** INSTRUCTIONS FOR THE TASK **
Take every line from the first down to the line with "anchor=base west, inner" and set it down exactly, without the pictures.

** GIVEN DATA **

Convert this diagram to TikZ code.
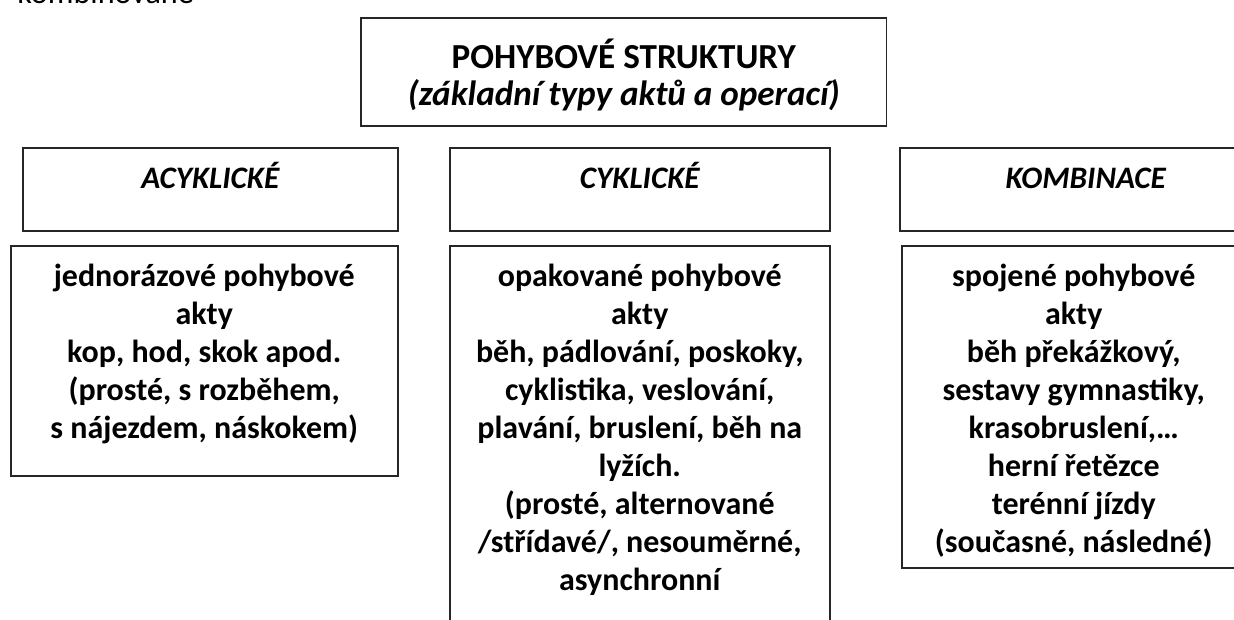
\documentclass[tikz,border=0pt]{standalone}
\usepackage{fontspec}
\setmainfont{Carlito}
\usetikzlibrary{positioning}

\begin{document}
\begin{tikzpicture}[
        x=0.02cm, y=-0.02cm,
        box/.style={draw=black!85, line width=0.9pt, anchor=north west, inner sep=0pt},
        headtxt/.style={font=\fontsize{17.8}{20}\selectfont\bfseries\itshape, anchor=base, inner sep=0pt},
        bodytxt/.style={font=\fontsize{18.2}{21.6}\selectfont\bfseries, align=center,
                        anchor=north, inner sep=0pt}
      ]
        \useasboundingbox (0,0) rectangle (1234,619);
        \clip (0,0) rectangle (1234,619);

        % cut-off line above the diagram
        \node[font=\fontsize{18.3}{20}\selectfont, anchor=base west, inner sep=0pt] (prev) at (17,3) {kombinované};

        % title
        \node[box, minimum width=10.52cm, minimum height=2.16cm] (root) at (360,17) {};
        \node[font=\fontsize{20}{21}\selectfont, align=center, anchor=north, inner sep=0pt,
              below=0.44cm of root.north] (rootT)
              {\bfseries POHYBOVÉ STRUKTURY\\ \bfseries\itshape (základní typy aktů a operací)};

        % headers
        \node[box, minimum width=7.5cm, minimum height=1.66cm] (acyH) at (22,147) {};
        \node[box, minimum width=7.6cm, minimum height=1.66cm] (cycH) at (449,147) {};
        \node[box, minimum width=7.44cm, minimum height=1.66cm] (komH) at (899,147) {};
        \node[headtxt] (acyT) at ([yshift=-0.84cm]acyH.north) {ACYKLICKÉ};
        \node[headtxt] (cycT) at ([yshift=-0.84cm]cycH.north) {CYKLICKÉ};
        \node[headtxt] (komT) at ([yshift=-0.84cm]komH.north) {KOMBINACE};

        % bodies
        \node[box, minimum width=7.74cm, minimum height=4.6cm] (acyB) at (10,245) {};
        \node[box, minimum width=7.6cm, minimum height=7.9cm] (cycB) at (449,245) {};
        \node[box, minimum width=6.88cm, minimum height=6.44cm] (komB) at (901,245) {};

        \node[bodytxt, below=0.38cm of acyB.north] (acyL)
              {jednorázové pohybové\\akty\\kop, hod, skok apod.\\(prosté, s rozběhem,\\s nájezdem, náskokem)};
        \node[bodytxt, below=0.38cm of cycB.north] (cycL)
              {opakované pohybové\\akty\\běh, pádlování, poskoky,\\cyklistika, veslování,\\plavání, bruslení, běh na\\lyžích.\\(prosté, alternované\\/střídavé/, nesouměrné,\\asynchronní};
        \node[bodytxt, below=0.38cm of komB.north] (komL)
              {spojené pohybové\\akty\\běh překážkový,\\sestavy gymnastiky,\\krasobruslení,…\\herní řetězce\\terénní jízdy\\(současné, následné)};
      \end{tikzpicture}
\end{document}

** COMPLETED EXERCISE **
Convert this diagram to TikZ code.
\documentclass[tikz,border=0pt]{standalone}
\usepackage{fontspec}
\setmainfont{Carlito}
\usetikzlibrary{positioning}

\begin{document}
\begin{tikzpicture}[
        x=0.02cm, y=-0.02cm,
        box/.style={draw=black!85, line width=0.9pt, anchor=north west, inner sep=0pt},
        headtxt/.style={font=\fontsize{17.8}{20}\selectfont\bfseries\itshape, anchor=base, inner sep=0pt},
        bodytxt/.style={font=\fontsize{18.2}{21.6}\selectfont\bfseries, align=center,
                        anchor=north, inner sep=0pt}
      ]
        \useasboundingbox (0,0) rectangle (1234,619);
        \clip (0,0) rectangle (1234,619);

        % cut-off line above the diagram
        \node[font=\fontsize{18.3}{20}\selectfont, anchor=base west, inner sep=0pt] (prev) at (17,3) {kombinované};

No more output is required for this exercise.